For example, the region in Figure 1 has five sides; therefore, when Abaqus/CAE meshes this region using the structured meshing technique, it applies the mesh pattern for a regular pentagon to the region.
Figure 1. The mesh pattern for a regular pentagon is applied to the region.
However, if you seed the region so that the number of elements is reduced, as shown in Figure 2, a distorted mesh results due to the concavity at the highly curved edge. Nodes from the interior of the mesh pattern (indicated by closed circles in Figure 3) fall outside the region's geometry, while nodes on the boundary of the mesh (indicated by open circles in Figure 3) remain on the boundary of the region's geometry.
Figure 2. Seeds prescribing a coarser mesh.

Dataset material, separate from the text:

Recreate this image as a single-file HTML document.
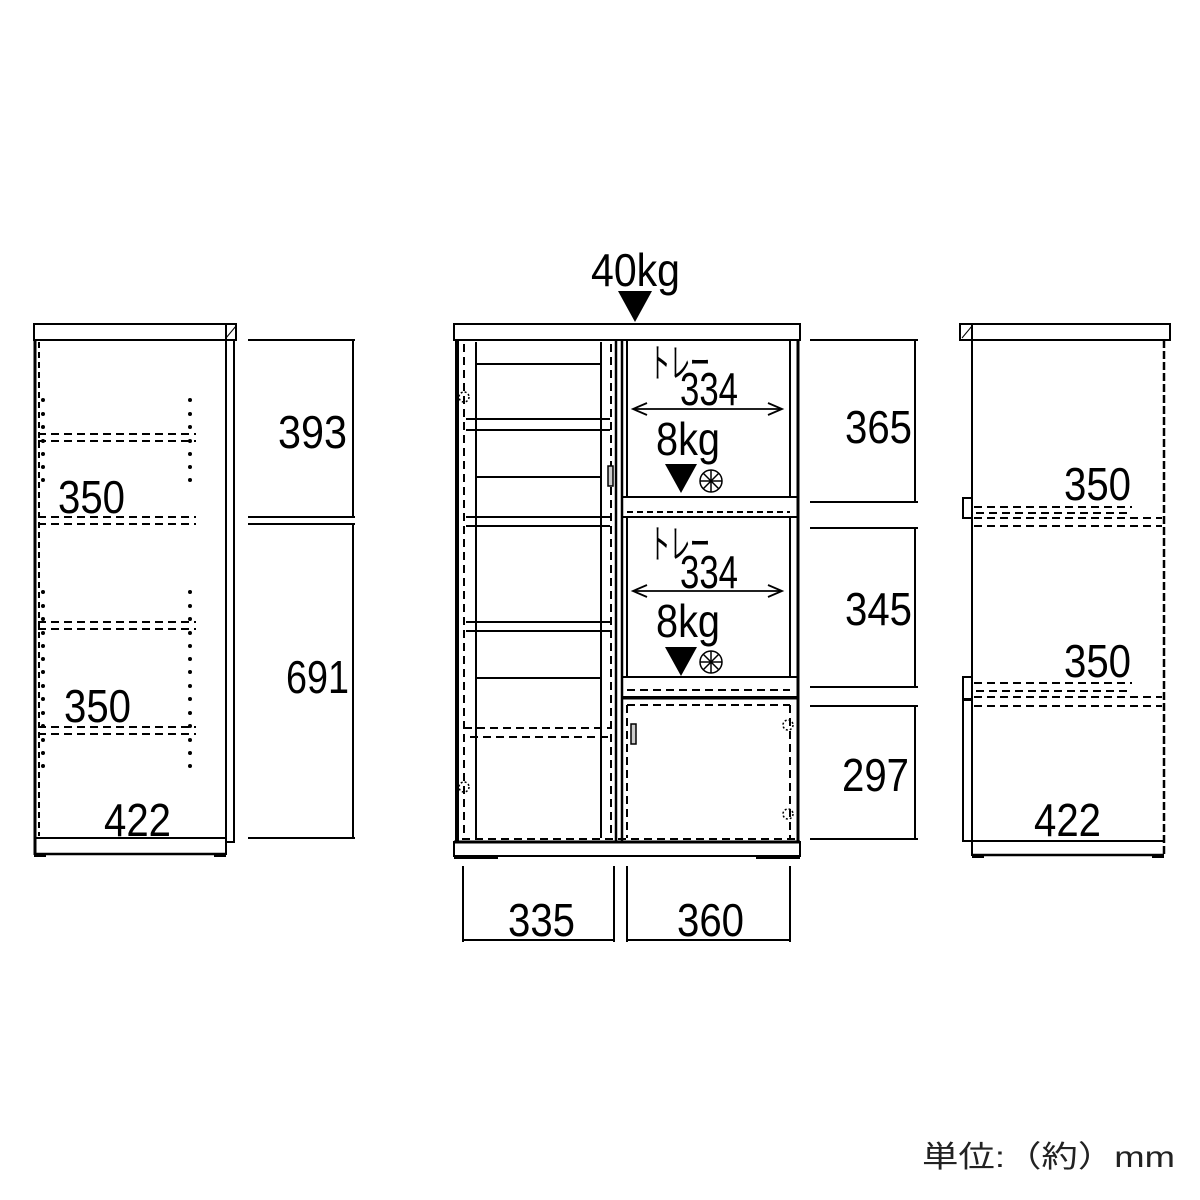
<!DOCTYPE html>
<html><head><meta charset="utf-8"><style>html,body{margin:0;padding:0;background:#fff}svg{display:block}</style></head>
<body>
<svg width="1200" height="1200" viewBox="0 0 1200 1200" xmlns="http://www.w3.org/2000/svg" font-family="'Liberation Sans Narrow','Liberation Sans','Noto Sans CJK JP',sans-serif" fill="none" stroke="#000" stroke-width="2">
<!-- LEFT VIEW -->
<rect x="34" y="324" width="202" height="16"/>
<line x1="226" y1="324" x2="226" y2="340"/><line x1="226" y1="338" x2="236" y2="326" stroke-width="1"/>
<line x1="35" y1="340" x2="35" y2="855" stroke-width="3"/>
<line x1="226" y1="340" x2="226" y2="855"/>
<rect x="226" y="340" width="8" height="502"/>
<line x1="34" y1="838" x2="226" y2="838"/>
<line x1="34" y1="854" x2="226" y2="854" stroke-width="2.5"/>
<rect x="34" y="853" width="12" height="4" fill="#000" stroke="none"/><rect x="214" y="853" width="12" height="4" fill="#000" stroke="none"/>
<g stroke-dasharray="8,5">
<line x1="38" y1="434" x2="196" y2="434"/><line x1="38" y1="441" x2="196" y2="441"/>
<line x1="38" y1="517" x2="196" y2="517"/><line x1="38" y1="524" x2="196" y2="524"/>
<line x1="38" y1="622" x2="196" y2="622"/><line x1="38" y1="629" x2="196" y2="629"/>
<line x1="38" y1="727" x2="196" y2="727"/><line x1="38" y1="734" x2="196" y2="734"/>
<line x1="39" y1="342" x2="39" y2="836" stroke-dasharray="6,4"/>
</g>
<g fill="#000" stroke="none">
<circle cx="43" cy="400" r="2"/><circle cx="43" cy="414" r="2"/><circle cx="43" cy="427" r="2"/><circle cx="43" cy="441" r="2"/><circle cx="43" cy="454" r="2"/><circle cx="43" cy="467" r="2"/><circle cx="43" cy="480" r="2"/>
<circle cx="190" cy="400" r="2"/><circle cx="190" cy="414" r="2"/><circle cx="190" cy="427" r="2"/><circle cx="190" cy="441" r="2"/><circle cx="190" cy="454" r="2"/><circle cx="190" cy="467" r="2"/><circle cx="190" cy="480" r="2"/>
<circle cx="43" cy="592" r="2"/><circle cx="43" cy="606" r="2"/><circle cx="43" cy="619" r="2"/><circle cx="43" cy="633" r="2"/><circle cx="43" cy="646" r="2"/><circle cx="43" cy="659" r="2"/><circle cx="43" cy="672" r="2"/><circle cx="43" cy="686" r="2"/><circle cx="43" cy="699" r="2"/><circle cx="43" cy="713" r="2"/><circle cx="43" cy="726" r="2"/><circle cx="43" cy="740" r="2"/><circle cx="43" cy="753" r="2"/><circle cx="43" cy="766" r="2"/>
<circle cx="190" cy="592" r="2"/><circle cx="190" cy="606" r="2"/><circle cx="190" cy="619" r="2"/><circle cx="190" cy="633" r="2"/><circle cx="190" cy="646" r="2"/><circle cx="190" cy="659" r="2"/><circle cx="190" cy="672" r="2"/><circle cx="190" cy="686" r="2"/><circle cx="190" cy="699" r="2"/><circle cx="190" cy="713" r="2"/><circle cx="190" cy="726" r="2"/><circle cx="190" cy="740" r="2"/><circle cx="190" cy="753" r="2"/><circle cx="190" cy="766" r="2"/>
</g>
<!-- left dims -->
<line x1="248" y1="340" x2="355" y2="340"/><line x1="248" y1="517" x2="355" y2="517"/><line x1="248" y1="524" x2="355" y2="524"/><line x1="248" y1="838" x2="355" y2="838"/>
<line x1="353" y1="340" x2="353" y2="517"/><line x1="353" y1="524" x2="353" y2="838"/>

<!-- CENTER VIEW -->
<rect x="454" y="324" width="346" height="16"/>
<line x1="457" y1="340" x2="457" y2="842" stroke-width="4"/>
<line x1="798" y1="340" x2="798" y2="842" stroke-width="3"/>
<line x1="476" y1="342" x2="476" y2="838"/>
<line x1="601" y1="342" x2="601" y2="838"/>
<line x1="616" y1="340" x2="616" y2="842" stroke-width="2.5"/>
<line x1="622" y1="340" x2="622" y2="842" stroke-width="2.5"/>
<line x1="790" y1="340" x2="790" y2="497"/><line x1="790" y1="517" x2="790" y2="677"/>
<line x1="627" y1="340" x2="627" y2="497"/><line x1="627" y1="517" x2="627" y2="677"/>
<line x1="476" y1="364" x2="601" y2="364"/>
<line x1="466" y1="419" x2="610" y2="419"/><line x1="466" y1="430" x2="610" y2="430"/>
<line x1="466" y1="517" x2="610" y2="517"/><line x1="466" y1="526" x2="610" y2="526"/>
<line x1="476" y1="477" x2="601" y2="477"/>
<line x1="466" y1="622" x2="610" y2="622"/><line x1="466" y1="631" x2="610" y2="631"/>
<line x1="476" y1="678" x2="601" y2="678"/>
<rect x="622" y="497" width="176" height="20"/>
<rect x="622" y="677" width="176" height="20"/>
<line x1="622" y1="698" x2="798" y2="698" stroke-width="3"/>
<line x1="454" y1="842" x2="800" y2="842" stroke-width="3"/>
<rect x="454" y="842" width="346" height="14"/>
<rect x="454" y="855" width="44" height="4" fill="#000" stroke="none"/><rect x="756" y="855" width="44" height="4" fill="#000" stroke="none"/>
<g stroke-dasharray="8,5">
<line x1="464" y1="344" x2="464" y2="838"/>
<line x1="611" y1="344" x2="611" y2="838"/>
<line x1="464" y1="728" x2="612" y2="728"/><line x1="470" y1="737" x2="612" y2="737"/>
<line x1="462" y1="839" x2="796" y2="839"/>
<line x1="627" y1="512" x2="790" y2="512" stroke-dasharray="6,4"/>
<line x1="627" y1="690" x2="790" y2="690"/>
<line x1="627" y1="705" x2="790" y2="705"/>
<line x1="627" y1="705" x2="627" y2="838"/><line x1="790" y1="705" x2="790" y2="838"/>
</g>
<rect x="608" y="466" width="5" height="20" fill="#ccc" stroke-width="1.5"/>
<rect x="631" y="724" width="5" height="20" fill="#ccc" stroke-width="1.5"/>
<g stroke-width="1.5" stroke-dasharray="2,2"><circle cx="464" cy="397" r="5"/><circle cx="464" cy="787" r="5"/><circle cx="788" cy="725" r="5"/><circle cx="788" cy="814" r="5"/></g>
<!-- arrows -->
<line x1="633" y1="409" x2="782" y2="409" stroke-width="1.8"/>
<polyline points="647,403 633,409 647,415" stroke-width="1.8"/><polyline points="768,403 782,409 768,415" stroke-width="1.8"/>
<line x1="633" y1="591" x2="782" y2="591" stroke-width="1.8"/>
<polyline points="647,585 633,591 647,597" stroke-width="1.8"/><polyline points="768,585 782,591 768,597" stroke-width="1.8"/>
<g fill="#000" stroke="none">
<polygon points="618,291 652,291 635,322"/>
<polygon points="665,464 697,464 681,493"/>
<polygon points="665,647 697,647 681,676"/>
</g>
<g stroke-width="1.5">
<circle cx="711" cy="481" r="11"/><line x1="700" y1="481" x2="722" y2="481"/><line x1="711" y1="470" x2="711" y2="492"/><line x1="703" y1="473" x2="719" y2="489"/><line x1="719" y1="473" x2="703" y2="489"/>
<circle cx="711" cy="662" r="11"/><line x1="700" y1="662" x2="722" y2="662"/><line x1="711" y1="651" x2="711" y2="673"/><line x1="703" y1="654" x2="719" y2="670"/><line x1="719" y1="654" x2="703" y2="670"/>
</g>
<!-- center right dims -->
<line x1="810" y1="340" x2="918" y2="340"/><line x1="810" y1="502" x2="918" y2="502"/><line x1="810" y1="528" x2="918" y2="528"/><line x1="810" y1="687" x2="918" y2="687"/><line x1="810" y1="706" x2="918" y2="706"/><line x1="810" y1="839" x2="918" y2="839"/>
<line x1="915" y1="340" x2="915" y2="502"/><line x1="915" y1="528" x2="915" y2="687"/><line x1="915" y1="706" x2="915" y2="839"/>
<!-- bottom dims -->
<line x1="463" y1="866" x2="463" y2="942"/><line x1="614" y1="866" x2="614" y2="942"/><line x1="463" y1="940" x2="614" y2="940"/>
<line x1="627" y1="866" x2="627" y2="942"/><line x1="790" y1="866" x2="790" y2="942"/><line x1="627" y1="940" x2="790" y2="940"/>

<!-- RIGHT VIEW -->
<rect x="960" y="324" width="210" height="16"/>
<line x1="972" y1="324" x2="972" y2="340"/><line x1="962" y1="338" x2="972" y2="326" stroke-width="1"/>
<line x1="972" y1="340" x2="972" y2="856"/>
<line x1="1164" y1="340" x2="1164" y2="856" stroke-width="2.5" stroke-dasharray="8,3"/>
<rect x="963" y="498" width="9" height="20"/>
<rect x="963" y="677" width="9" height="22"/>
<rect x="963" y="700" width="9" height="141"/>
<line x1="963" y1="841" x2="1164" y2="841"/>
<line x1="972" y1="855" x2="1164" y2="855" stroke-width="2.5"/>
<rect x="972" y="854" width="12" height="4" fill="#000" stroke="none"/><rect x="1152" y="854" width="12" height="4" fill="#000" stroke="none"/>
<g stroke-dasharray="8,5">
<line x1="974" y1="507" x2="1132" y2="507"/><line x1="976" y1="513" x2="1132" y2="513"/>
<line x1="974" y1="518" x2="1162" y2="518"/><line x1="974" y1="526" x2="1162" y2="526"/>
<line x1="974" y1="683" x2="1132" y2="683"/><line x1="976" y1="691" x2="1132" y2="691"/>
<line x1="974" y1="697" x2="1162" y2="697"/><line x1="974" y1="706" x2="1162" y2="706"/>
</g>

<!-- TEXT -->
<g fill="#000" stroke="none" font-size="46">
<text x="278" y="448" textLength="69" lengthAdjust="spacingAndGlyphs">393</text>
<text x="286" y="693" textLength="63" lengthAdjust="spacingAndGlyphs">691</text>
<text x="58" y="513" textLength="67" lengthAdjust="spacingAndGlyphs">350</text>
<text x="64" y="722" textLength="67" lengthAdjust="spacingAndGlyphs">350</text>
<text x="104" y="836" textLength="67" lengthAdjust="spacingAndGlyphs">422</text>
<text x="591" y="286" textLength="89" lengthAdjust="spacingAndGlyphs">40kg</text>
<text x="845" y="443" textLength="67" lengthAdjust="spacingAndGlyphs">365</text>
<text x="845" y="625" textLength="67" lengthAdjust="spacingAndGlyphs">345</text>
<text x="842" y="791" textLength="67" lengthAdjust="spacingAndGlyphs">297</text>
<text x="508" y="936" textLength="67" lengthAdjust="spacingAndGlyphs">335</text>
<text x="677" y="936" textLength="67" lengthAdjust="spacingAndGlyphs">360</text>
<text x="1064" y="500" textLength="67" lengthAdjust="spacingAndGlyphs">350</text>
<text x="1064" y="677" textLength="67" lengthAdjust="spacingAndGlyphs">350</text>
<text x="1034" y="836" textLength="67" lengthAdjust="spacingAndGlyphs">422</text>
<text x="680" y="405" textLength="58" lengthAdjust="spacingAndGlyphs">334</text>
<text x="680" y="588" textLength="58" lengthAdjust="spacingAndGlyphs">334</text>
<text x="656" y="455" textLength="64" lengthAdjust="spacingAndGlyphs">8kg</text>
<text x="656" y="637" textLength="64" lengthAdjust="spacingAndGlyphs">8kg</text>
<text x="650" y="377" font-size="40" textLength="60" lengthAdjust="spacingAndGlyphs" font-family="'Noto Sans CJK JP',sans-serif">トレー</text>
<text x="650" y="558" font-size="40" textLength="60" lengthAdjust="spacingAndGlyphs" font-family="'Noto Sans CJK JP',sans-serif">トレー</text>
<text x="922" y="1167" font-size="30" textLength="253" lengthAdjust="spacingAndGlyphs" font-family="'Liberation Sans','Noto Sans CJK JP',sans-serif" fill="#222">単位:（約）mm</text>
</g>
</svg>
</body></html>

When interior nodes fall outside the region's geometry, you can try the following techniques to improve the mesh:
Change the mesh seeds and remesh. For example, the number of elements along the highly curved edge in Figure 1 is greater than in Figure 3.
Figure 3. Nodes from the interior of the mesh fall outside the region's geometry.
Partition the part instance into smaller, more regularly shaped regions. For example, the model was partitioned into three regions in Figure 4.
Figure 4. Partition the region.
Select a different meshing technique. This option is most useful for two-dimensional regions, where you can switch from structured meshing to free meshing and still retain quadrilateral elements in the mesh. (Three-dimensional free meshing is limited to tetrahedral elements. For more information, see Free meshing.) Figure 5 shows the region meshed using the free meshing technique.
Figure 5. Mesh the region using the free meshing technique.
The mesh in Figure 5 is not symmetric, which is typical of free meshes.